Do Corporate Depositors Risk Everything for Nothing? The Importance of Deposit Relationships, Interest Rates and Bank Risk
Author(s) -
Daniel Friedmann,
Björn Imbierowicz,
Anthony Saunders,
Sascha Steffen
Publication year - 2017
Publication title -
ssrn electronic journal
Language(s) - English
Resource type - Journals
ISSN - 1556-5068
DOI - 10.2139/ssrn.2921091
Subject(s) - business , credit risk , nothing , financial system , interest rate , monetary economics , economics , actuarial science , finance , philosophy , epistemology
We analyze auctions of unsecured money market deposits of firms to banks via a FinTech intermediary. In each auction, only the firm observes the banks and their interest rate bids and decides where to deposit its funds.

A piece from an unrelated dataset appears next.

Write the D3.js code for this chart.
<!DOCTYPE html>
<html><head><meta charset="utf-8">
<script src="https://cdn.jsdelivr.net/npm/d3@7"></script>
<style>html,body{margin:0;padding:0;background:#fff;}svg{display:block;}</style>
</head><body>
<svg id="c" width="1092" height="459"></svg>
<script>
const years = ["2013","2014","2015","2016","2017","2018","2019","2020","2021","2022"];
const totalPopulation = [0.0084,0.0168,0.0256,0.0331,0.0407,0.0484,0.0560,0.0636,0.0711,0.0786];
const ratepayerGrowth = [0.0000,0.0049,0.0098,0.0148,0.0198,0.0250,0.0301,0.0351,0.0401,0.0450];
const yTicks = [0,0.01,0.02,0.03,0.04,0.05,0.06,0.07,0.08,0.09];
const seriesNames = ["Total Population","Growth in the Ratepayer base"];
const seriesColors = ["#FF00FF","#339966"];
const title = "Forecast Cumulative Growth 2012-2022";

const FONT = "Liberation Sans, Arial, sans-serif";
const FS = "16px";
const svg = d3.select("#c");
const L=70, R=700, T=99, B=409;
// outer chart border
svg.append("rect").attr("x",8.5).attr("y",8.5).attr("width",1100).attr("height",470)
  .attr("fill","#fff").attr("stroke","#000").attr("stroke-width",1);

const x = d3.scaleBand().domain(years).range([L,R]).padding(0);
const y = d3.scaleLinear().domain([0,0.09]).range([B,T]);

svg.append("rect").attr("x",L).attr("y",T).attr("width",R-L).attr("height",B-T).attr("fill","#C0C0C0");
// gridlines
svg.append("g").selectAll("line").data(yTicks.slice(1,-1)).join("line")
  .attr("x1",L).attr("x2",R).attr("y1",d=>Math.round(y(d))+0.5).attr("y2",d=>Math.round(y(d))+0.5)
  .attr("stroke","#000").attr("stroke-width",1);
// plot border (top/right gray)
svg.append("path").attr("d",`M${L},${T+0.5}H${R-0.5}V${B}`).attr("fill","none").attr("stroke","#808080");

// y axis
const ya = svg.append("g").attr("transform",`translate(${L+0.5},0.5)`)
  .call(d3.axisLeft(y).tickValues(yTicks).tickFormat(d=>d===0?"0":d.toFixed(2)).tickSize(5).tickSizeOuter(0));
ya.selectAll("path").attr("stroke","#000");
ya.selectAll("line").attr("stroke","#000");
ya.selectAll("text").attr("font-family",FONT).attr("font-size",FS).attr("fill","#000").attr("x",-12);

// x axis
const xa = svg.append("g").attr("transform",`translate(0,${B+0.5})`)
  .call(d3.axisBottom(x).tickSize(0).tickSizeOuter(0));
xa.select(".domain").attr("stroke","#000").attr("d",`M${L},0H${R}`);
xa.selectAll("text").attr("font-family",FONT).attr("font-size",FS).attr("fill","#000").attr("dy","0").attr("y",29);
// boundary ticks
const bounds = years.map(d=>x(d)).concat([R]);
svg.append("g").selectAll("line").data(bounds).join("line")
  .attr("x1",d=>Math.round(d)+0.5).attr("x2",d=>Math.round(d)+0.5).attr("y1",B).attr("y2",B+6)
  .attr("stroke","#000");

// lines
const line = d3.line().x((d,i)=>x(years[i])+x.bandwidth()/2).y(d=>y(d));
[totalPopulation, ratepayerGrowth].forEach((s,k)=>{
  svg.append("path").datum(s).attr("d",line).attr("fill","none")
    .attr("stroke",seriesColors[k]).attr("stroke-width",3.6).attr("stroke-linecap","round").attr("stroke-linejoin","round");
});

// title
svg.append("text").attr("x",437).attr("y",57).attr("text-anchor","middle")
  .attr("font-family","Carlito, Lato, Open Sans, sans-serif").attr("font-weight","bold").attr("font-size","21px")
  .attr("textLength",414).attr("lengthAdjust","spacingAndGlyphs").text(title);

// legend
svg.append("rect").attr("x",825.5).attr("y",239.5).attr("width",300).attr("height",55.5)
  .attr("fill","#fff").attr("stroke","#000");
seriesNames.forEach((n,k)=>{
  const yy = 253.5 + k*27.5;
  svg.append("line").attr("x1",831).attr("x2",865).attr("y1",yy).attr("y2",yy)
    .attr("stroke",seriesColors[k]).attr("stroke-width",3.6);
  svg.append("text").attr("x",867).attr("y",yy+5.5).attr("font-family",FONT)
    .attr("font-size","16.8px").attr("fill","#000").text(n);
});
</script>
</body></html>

We observe that deposit interest rate bids increase monotonically with banks’ risk and that firms in general prefer higher deposit interest rates. However, our results show that the selection of firms of where to deposit is concave in bid interest rate in line with the notion of credit rationing in Stiglitz and Weiss (1981). We find this confirmed on the intensive as well as on the extensive margin. Risky banks eventually exit the market, and re-enter when their risk decreases again in the long-term. Relatedly, we observe that risky banks exit when the interest rate they have to offer increases above the interest rate charged by the central bank. This has important implications for banks’ access to unsecured corporate funding, central bank liquidity provision and the understanding of deposit markets as well as Fintech in general.